-- Start of Data excerpt --

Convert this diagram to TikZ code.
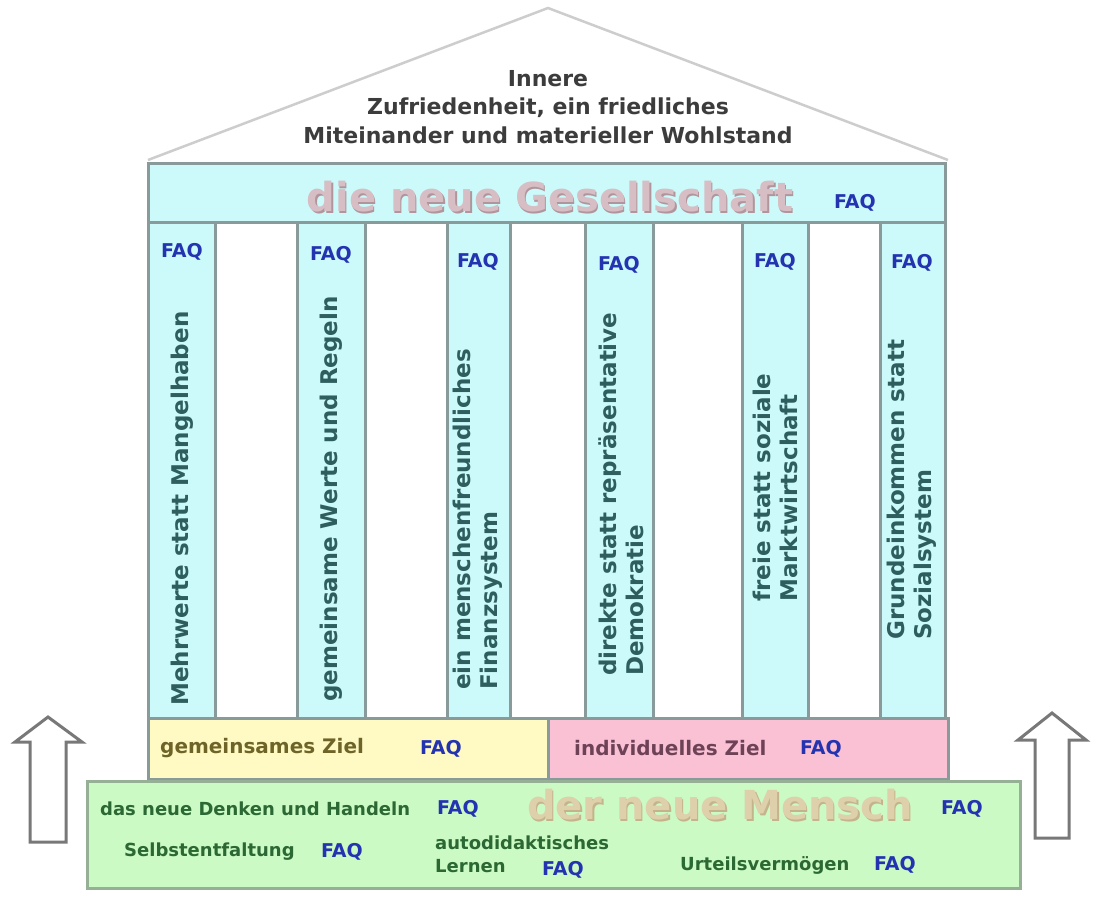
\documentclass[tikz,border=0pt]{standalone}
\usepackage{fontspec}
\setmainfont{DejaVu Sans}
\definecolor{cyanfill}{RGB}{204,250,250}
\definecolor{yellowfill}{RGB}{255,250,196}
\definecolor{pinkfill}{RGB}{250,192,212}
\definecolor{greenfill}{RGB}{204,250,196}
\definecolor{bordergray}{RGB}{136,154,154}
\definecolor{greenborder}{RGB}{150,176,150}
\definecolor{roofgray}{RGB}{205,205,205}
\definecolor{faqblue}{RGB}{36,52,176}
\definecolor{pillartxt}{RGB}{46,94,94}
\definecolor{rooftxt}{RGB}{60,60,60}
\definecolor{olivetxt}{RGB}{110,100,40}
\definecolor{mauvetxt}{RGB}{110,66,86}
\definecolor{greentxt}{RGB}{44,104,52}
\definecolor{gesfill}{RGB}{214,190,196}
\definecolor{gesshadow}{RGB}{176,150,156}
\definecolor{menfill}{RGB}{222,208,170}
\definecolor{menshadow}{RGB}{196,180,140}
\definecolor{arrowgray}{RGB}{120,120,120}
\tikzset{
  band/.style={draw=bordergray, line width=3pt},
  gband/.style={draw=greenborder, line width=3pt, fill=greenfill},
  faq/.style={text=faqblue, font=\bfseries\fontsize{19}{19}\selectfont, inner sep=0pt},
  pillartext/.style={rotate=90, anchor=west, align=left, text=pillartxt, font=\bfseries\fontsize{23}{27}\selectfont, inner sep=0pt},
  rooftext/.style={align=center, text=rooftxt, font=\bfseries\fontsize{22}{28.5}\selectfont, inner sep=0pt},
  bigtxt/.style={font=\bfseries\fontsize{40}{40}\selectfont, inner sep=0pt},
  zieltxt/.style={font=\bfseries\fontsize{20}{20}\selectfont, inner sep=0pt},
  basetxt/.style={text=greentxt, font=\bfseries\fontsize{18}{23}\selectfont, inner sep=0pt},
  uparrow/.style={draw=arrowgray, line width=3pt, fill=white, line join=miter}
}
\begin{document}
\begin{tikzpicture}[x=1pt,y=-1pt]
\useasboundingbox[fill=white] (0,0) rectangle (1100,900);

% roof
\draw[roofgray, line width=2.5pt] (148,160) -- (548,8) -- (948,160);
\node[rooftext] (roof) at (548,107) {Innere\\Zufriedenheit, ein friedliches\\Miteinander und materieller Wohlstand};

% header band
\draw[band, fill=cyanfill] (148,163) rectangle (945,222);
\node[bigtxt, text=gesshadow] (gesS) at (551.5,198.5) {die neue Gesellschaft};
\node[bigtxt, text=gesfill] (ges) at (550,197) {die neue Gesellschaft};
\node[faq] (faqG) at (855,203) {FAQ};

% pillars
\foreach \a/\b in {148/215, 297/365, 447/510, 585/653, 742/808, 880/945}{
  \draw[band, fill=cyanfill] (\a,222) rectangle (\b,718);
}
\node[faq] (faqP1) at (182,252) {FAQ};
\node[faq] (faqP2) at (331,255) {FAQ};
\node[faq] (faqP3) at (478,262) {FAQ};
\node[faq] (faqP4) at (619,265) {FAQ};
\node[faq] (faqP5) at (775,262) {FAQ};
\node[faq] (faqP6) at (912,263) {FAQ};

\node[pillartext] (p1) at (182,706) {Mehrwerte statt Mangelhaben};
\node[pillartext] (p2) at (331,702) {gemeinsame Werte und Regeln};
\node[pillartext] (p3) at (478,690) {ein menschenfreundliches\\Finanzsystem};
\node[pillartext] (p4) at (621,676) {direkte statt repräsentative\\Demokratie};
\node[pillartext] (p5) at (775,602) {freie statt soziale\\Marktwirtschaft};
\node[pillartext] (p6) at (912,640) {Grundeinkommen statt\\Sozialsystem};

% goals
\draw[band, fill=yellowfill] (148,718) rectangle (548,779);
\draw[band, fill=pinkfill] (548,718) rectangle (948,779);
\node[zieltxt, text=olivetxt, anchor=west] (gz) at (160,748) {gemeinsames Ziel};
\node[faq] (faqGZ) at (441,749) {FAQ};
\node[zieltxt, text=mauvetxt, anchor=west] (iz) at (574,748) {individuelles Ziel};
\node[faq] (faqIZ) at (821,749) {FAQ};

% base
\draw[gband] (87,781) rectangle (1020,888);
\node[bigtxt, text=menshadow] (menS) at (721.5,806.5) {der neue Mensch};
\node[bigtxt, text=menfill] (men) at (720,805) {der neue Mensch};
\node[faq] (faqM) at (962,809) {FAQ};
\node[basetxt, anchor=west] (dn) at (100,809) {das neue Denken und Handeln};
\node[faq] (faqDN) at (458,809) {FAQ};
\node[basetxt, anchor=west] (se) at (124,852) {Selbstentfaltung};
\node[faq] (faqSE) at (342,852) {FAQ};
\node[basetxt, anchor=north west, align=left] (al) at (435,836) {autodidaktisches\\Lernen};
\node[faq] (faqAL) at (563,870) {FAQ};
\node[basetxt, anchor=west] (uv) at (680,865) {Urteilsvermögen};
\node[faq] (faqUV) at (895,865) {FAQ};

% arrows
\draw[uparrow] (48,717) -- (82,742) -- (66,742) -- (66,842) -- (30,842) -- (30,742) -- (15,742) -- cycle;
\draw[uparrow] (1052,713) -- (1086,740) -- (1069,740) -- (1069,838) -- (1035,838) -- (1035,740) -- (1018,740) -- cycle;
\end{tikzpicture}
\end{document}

-- End of Data excerpt --

## [What is being asked]
Your task is to repeat the data above exactly while excluding the pictures.

## [Worked solution]
Convert this diagram to TikZ code.
\documentclass[tikz,border=0pt]{standalone}
\usepackage{fontspec}
\setmainfont{DejaVu Sans}
\definecolor{cyanfill}{RGB}{204,250,250}
\definecolor{yellowfill}{RGB}{255,250,196}
\definecolor{pinkfill}{RGB}{250,192,212}
\definecolor{greenfill}{RGB}{204,250,196}
\definecolor{bordergray}{RGB}{136,154,154}
\definecolor{greenborder}{RGB}{150,176,150}
\definecolor{roofgray}{RGB}{205,205,205}
\definecolor{faqblue}{RGB}{36,52,176}
\definecolor{pillartxt}{RGB}{46,94,94}
\definecolor{rooftxt}{RGB}{60,60,60}
\definecolor{olivetxt}{RGB}{110,100,40}
\definecolor{mauvetxt}{RGB}{110,66,86}
\definecolor{greentxt}{RGB}{44,104,52}
\definecolor{gesfill}{RGB}{214,190,196}
\definecolor{gesshadow}{RGB}{176,150,156}
\definecolor{menfill}{RGB}{222,208,170}
\definecolor{menshadow}{RGB}{196,180,140}
\definecolor{arrowgray}{RGB}{120,120,120}
\tikzset{
  band/.style={draw=bordergray, line width=3pt},
  gband/.style={draw=greenborder, line width=3pt, fill=greenfill},
  faq/.style={text=faqblue, font=\bfseries\fontsize{19}{19}\selectfont, inner sep=0pt},
  pillartext/.style={rotate=90, anchor=west, align=left, text=pillartxt, font=\bfseries\fontsize{23}{27}\selectfont, inner sep=0pt},
  rooftext/.style={align=center, text=rooftxt, font=\bfseries\fontsize{22}{28.5}\selectfont, inner sep=0pt},
  bigtxt/.style={font=\bfseries\fontsize{40}{40}\selectfont, inner sep=0pt},
  zieltxt/.style={font=\bfseries\fontsize{20}{20}\selectfont, inner sep=0pt},
  basetxt/.style={text=greentxt, font=\bfseries\fontsize{18}{23}\selectfont, inner sep=0pt},
  uparrow/.style={draw=arrowgray, line width=3pt, fill=white, line join=miter}
}
\begin{document}
\begin{tikzpicture}[x=1pt,y=-1pt]
\useasboundingbox[fill=white] (0,0) rectangle (1100,900);

% roof
\draw[roofgray, line width=2.5pt] (148,160) -- (548,8) -- (948,160);
\node[rooftext] (roof) at (548,107) {Innere\\Zufriedenheit, ein friedliches\\Miteinander und materieller Wohlstand};

% header band
\draw[band, fill=cyanfill] (148,163) rectangle (945,222);
\node[bigtxt, text=gesshadow] (gesS) at (551.5,198.5) {die neue Gesellschaft};
\node[bigtxt, text=gesfill] (ges) at (550,197) {die neue Gesellschaft};
\node[faq] (faqG) at (855,203) {FAQ};

% pillars
\foreach \a/\b in {148/215, 297/365, 447/510, 585/653, 742/808, 880/945}{
  \draw[band, fill=cyanfill] (\a,222) rectangle (\b,718);
}
\node[faq] (faqP1) at (182,252) {FAQ};
\node[faq] (faqP2) at (331,255) {FAQ};
\node[faq] (faqP3) at (478,262) {FAQ};
\node[faq] (faqP4) at (619,265) {FAQ};
\node[faq] (faqP5) at (775,262) {FAQ};
\node[faq] (faqP6) at (912,263) {FAQ};

\node[pillartext] (p1) at (182,706) {Mehrwerte statt Mangelhaben};
\node[pillartext] (p2) at (331,702) {gemeinsame Werte und Regeln};
\node[pillartext] (p3) at (478,690) {ein menschenfreundliches\\Finanzsystem};
\node[pillartext] (p4) at (621,676) {direkte statt repräsentative\\Demokratie};
\node[pillartext] (p5) at (775,602) {freie statt soziale\\Marktwirtschaft};
\node[pillartext] (p6) at (912,640) {Grundeinkommen statt\\Sozialsystem};

% goals
\draw[band, fill=yellowfill] (148,718) rectangle (548,779);
\draw[band, fill=pinkfill] (548,718) rectangle (948,779);
\node[zieltxt, text=olivetxt, anchor=west] (gz) at (160,748) {gemeinsames Ziel};
\node[faq] (faqGZ) at (441,749) {FAQ};
\node[zieltxt, text=mauvetxt, anchor=west] (iz) at (574,748) {individuelles Ziel};
\node[faq] (faqIZ) at (821,749) {FAQ};

% base
\draw[gband] (87,781) rectangle (1020,888);
\node[bigtxt, text=menshadow] (menS) at (721.5,806.5) {der neue Mensch};
\node[bigtxt, text=menfill] (men) at (720,805) {der neue Mensch};
\node[faq] (faqM) at (962,809) {FAQ};
\node[basetxt, anchor=west] (dn) at (100,809) {das neue Denken und Handeln};
\node[faq] (faqDN) at (458,809) {FAQ};
\node[basetxt, anchor=west] (se) at (124,852) {Selbstentfaltung};
\node[faq] (faqSE) at (342,852) {FAQ};
\node[basetxt, anchor=north west, align=left] (al) at (435,836) {autodidaktisches\\Lernen};
\node[faq] (faqAL) at (563,870) {FAQ};
\node[basetxt, anchor=west] (uv) at (680,865) {Urteilsvermögen};
\node[faq] (faqUV) at (895,865) {FAQ};

% arrows
\draw[uparrow] (48,717) -- (82,742) -- (66,742) -- (66,842) -- (30,842) -- (30,742) -- (15,742) -- cycle;
\draw[uparrow] (1052,713) -- (1086,740) -- (1069,740) -- (1069,838) -- (1035,838) -- (1035,740) -- (1018,740) -- cycle;
\end{tikzpicture}
\end{document}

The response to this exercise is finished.